Я позвонила заместителю Тони, Саймону Пинноку. Он также вилял — и, как мне показалось, чувствовал себя слегка униженным из-за того, что позволил вот так припереть себя к стенке этой настырной жене бывшего шефа.
— Я на самом деле понятия не имею, почему он сделал то, что сделал, — бормотал он, не в силах скрыть нервозности.
— Перестаньте, Саймон, — сказала я. — Думаю, вы знаете.
— Я вынужден извиниться перед вами, мне необходимо бежать, начинается совещание…
Я даже попробовала позвонить сестре Тони, с которой я не была знакома. Она давным-давно не общалась с братом — много лет назад у них вышла ссора, в причины и подробности которой он не вдавался.

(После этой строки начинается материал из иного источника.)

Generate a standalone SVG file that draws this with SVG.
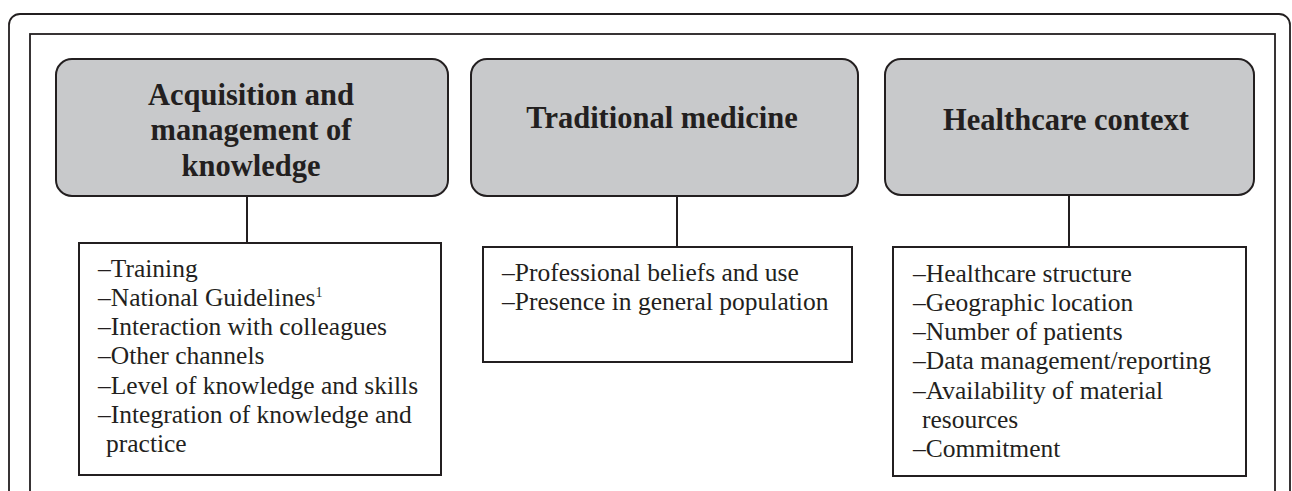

Я проявила изрядную настойчивость и после долгих поисков в Интернете раскопала ее номер в телефонном справочнике Восточного Сассекса, где она сейчас жила. Впрочем, она не выказала горячего желания со мной общаться.
— Мы с Тони много лет не разговаривали — с чего бы ему сейчас мне звонить? — ответила она на мой вопрос.
— Я просто попытала счастья.
— Давно вы с ним женаты?
— Около года.
— И он уже вас бросил? Шустрый малый, ничего не скажешь. Да только, скажу вам, меня это не удивляет. Поиграть да бросить — это как раз в его духе.
— Вы хотите сказать, что он проделывал такое и раньше?
— Все может быть.
— Это не ответ.
— А к чему мне вообще отвечать на ваши вопросы? Особенно раз вы выбрали такой тон для разговора со мной…
— Я не выбирала..
— Да уж выбрали. А я, между прочим, вас знать не знаю… и вообще…
— Пожалуйста, извините, если я обидела вас, я этого вовсе не хотела. А…
— Я не желаю больше с вами разговаривать.
И она положила трубку.
Я сжала виски обеими руками, поздравляя себя с очередной своей победой, торжеством такта и дипломатичности. Из-за врожденного, типично американского неумения говорить обиняками, из-за привычки называть вещи своими именами я раз за разом терпела здесь поражения. Неужели месяцы жизни здесь ничему меня не научили?
И я твердо решила, что завтра на встрече с Вирджинией Рикс буду вести себя идеально. На метро я добралась до Чансери-Лейн задолго до назначенного времени и слонялась целый час, дожидаясь половины четвертого.
Контора «Лоуренс и Ламберт» находилась в одном из одинаковых домов, плотным рядом выстроившихся вдоль улицы. Внутри здание было шикарно отделано. У дверей стоял охранник, который зарегистрировал меня и проверил, действительно ли мне назначено. Затем я направилась к лифту, поднялась на третий этаж и оказалась в симпатичной, современной приемной, со сверкающей хромированной мебелью и стопкой свежих газет на журнальном столике. Пока секретарша вызывала по телефону Вирджинию Рикс, я села и стала просматривать прессу, старательно избегая «Кроникл».